Unlike in Zanata, there is no translation memory that is built over time, and the Gnome/DL system relies on proofreaders (https://l10n.gnome.org/help/vertimus_workflow/), which they already have organized. (A side note: they do not fully replace one another and Zanata could also use proofreaders, but they solve the same challenge). This may affect quality in positive (checks, usually by safe seasoned translators) in languages where there are proofreaders but also in the negative (no knowledge of L5, harder to keep translations in line/similar). For quality control and easy/quick fixes, contact (email/emails) needs to be available and preferably shown in the OS as well visibly. [edit: POedit does create a local translation memory that can be shared and exported]

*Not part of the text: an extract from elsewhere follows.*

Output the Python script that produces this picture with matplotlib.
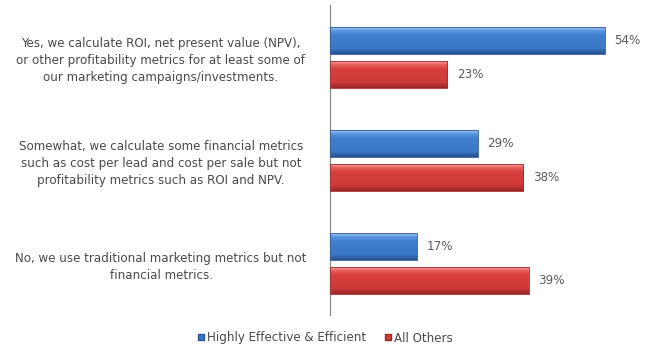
import numpy as np
import matplotlib
matplotlib.use("Agg")
import matplotlib.pyplot as plt
from matplotlib.colors import LinearSegmentedColormap
from matplotlib.lines import Line2D

categories = [
    "Yes, we calculate ROI, net present value (NPV),\nor other profitability metrics for at least some of\nour marketing campaigns/investments.",
    "Somewhat, we calculate some financial metrics\nsuch as cost per lead and cost per sale but not\nprofitability metrics such as ROI and NPV.",
    "No, we use traditional marketing metrics but not\nfinancial metrics.",
]
series_names = ["Highly Effective & Efficient", "All Others"]
highly_effective = [54, 29, 17]
all_others = [23, 38, 39]

W, H = 645, 353
fig = plt.figure(figsize=(W / 100, H / 100), dpi=100)
ax = fig.add_axes([330 / W, 1 - 315 / H, 315 / W, 310 / H])
ax.set_xlim(0, 315 / 5.09)
ax.set_ylim(2.50, -0.51)

bar_h = 0.262
offset = 0.165
text_col = "#4a4a4a"
fs = 8.6

# glossy gradients: thin highlight at the top, flat middle, darker lower edge
blue_cmap = LinearSegmentedColormap.from_list(
    "b", [(0.0, "#a9cdf2"), (0.12, "#5d98e0"), (0.3, "#3f7fcf"),
          (0.8, "#3a78c6"), (1.0, "#244f8c")])
red_cmap = LinearSegmentedColormap.from_list(
    "r", [(0.0, "#f7a5a3"), (0.12, "#e8615e"), (0.3, "#d63f3d"),
          (0.8, "#cf3a39"), (1.0, "#962525")])
grad = np.linspace(0, 1, 64).reshape(-1, 1)


def glossy_bars(values, dy, cmap, edge):
    ys = np.arange(len(values)) + dy
    bars = ax.barh(ys, values, height=bar_h, color="none",
                   edgecolor=edge, linewidth=0.6, zorder=3)
    for b in bars:
        x0, y0 = b.get_x(), b.get_y()
        w, h = b.get_width(), b.get_height()
        im = ax.imshow(grad, cmap=cmap, aspect="auto",
                       extent=[x0, x0 + w, y0 + h, y0], zorder=2,
                       interpolation="bilinear")
        im.set_clip_path(b)
    for y, v in zip(ys, values):
        ax.text(v + 1.9, y, f"{v}%", va="center", ha="left",
                fontsize=fs, color="#5a5a5a", zorder=4)
    return bars


glossy_bars(highly_effective, -offset, blue_cmap, "#2a5796")
glossy_bars(all_others, offset, red_cmap, "#9c2a2a")

for sp in ["top", "right", "bottom"]:
    ax.spines[sp].set_visible(False)
ax.spines["left"].set_color("#8a8a8a")
ax.spines["left"].set_linewidth(0.9)
ax.set_xticks([])
ax.set_yticks([])

trans = matplotlib.transforms.blended_transform_factory(fig.transFigure, ax.transData)
for i, cat in enumerate(categories):
    ax.text(161 / W, i + 0.03, cat, transform=trans, ha="center", va="center",
            multialignment="center", fontsize=fs, color=text_col,
            linespacing=1.4)

handles = [
    Line2D([], [], marker="s", linestyle="none", markersize=4.5,
           markerfacecolor="#3a78cc", markeredgecolor="#2a5796"),
    Line2D([], [], marker="s", linestyle="none", markersize=4.5,
           markerfacecolor="#d23b3a", markeredgecolor="#9c2a2a"),
]
fig.legend(handles, series_names, loc="center", bbox_to_anchor=(325 / W, 1 - 338 / H),
           ncol=2, frameon=False, fontsize=fs, handlelength=0.6,
           handletextpad=0.2, columnspacing=1.6, labelcolor=text_col)

fig.savefig("out.png", dpi=100, facecolor="white")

In addition to above, Purism should pay professional translators to do (sometimes random) checks every now and then. A yearly translation audit would be a nice addition to any inclusiveness / corporate responsibility reporting. A professional service could take a look at the coordination, analyze quality, give recommendations on how to improve. And maybe have a couple of less active (or not started but interesting) languages professionally ”jump started”. This is not just for L5 but all of Purism products.
For those among us, who wish to participate. To be effective and to bring most benefit to users, translators can prioritize all the short one or two word strings which people mostly use. This should also enhance your languages statistics. But do not leave the longer strings for too long as it’s usually the more difficult aspects of an app where good translations are really needed. These are also often the ones with security implications as a user might not clearly understand what effect their selection might have (or they may avoid certain functions because they are unsure). There is no absolute number when an app is ”translated enough” to be usable – even though some 80/20 rule may apply. But, again, it may be inverse, as most users may know a little of a languages basic words and the need may be in the less used more complex strings. Mixed / partial translations may also add to confusion and lessen the feeling of control (and thus security) of the device as the user may not fully understand what a dialog or a setting is affecting / connected to.